Pay per click is a term used to describe the form of Internet advertising characterized by ads (typically banner ads) placed on third-party websites with the goal of inducing the website user to click through to another website or web experience. The details can be simple or complex, with models operating either on a per-click rate or a flat rate.
Large sites (like Google and Yahoo!) display specific ads based on keywords and search terms, which allows PPC ads to be targeted to users who are more likely to be receptive to the products or offers being promoted in the ads. And while this, in theory, should convert a high percentage of views into customers, a recent study by Nielsen.com offers some interesting data.
Even with the targeted placement of PPC links, it turns out that only 23% of searchers click PPC links.
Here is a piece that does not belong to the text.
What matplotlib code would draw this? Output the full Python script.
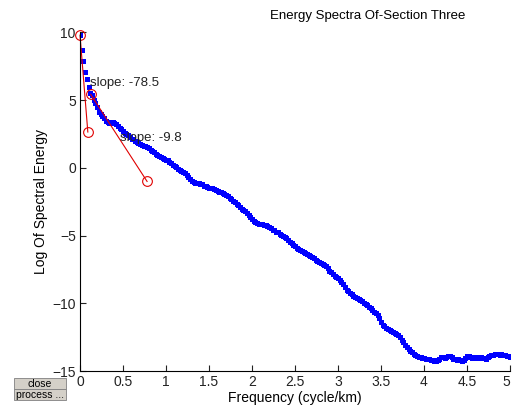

Compare with that number the 42% of searchers who click the top-ranked natural result in the search engine. The latter result is based primarily on relevance and strong SEO.
In addition, when searchers are narrowed down to actual buyers (customers), PPC still lags behind SEO in conversion rate, as PPC links produce 25% fewer sales than are achieved through the natural search engine results. So while PPC ads are highly targeted, one can assume the average consumer treats them with more skepticism. Presuming that search results are more unbiased and merit-based, consumer confidence clearly backs search engine algorithms. All of this serves as more incentive for business owners to continue spending on SEO rather than PPC.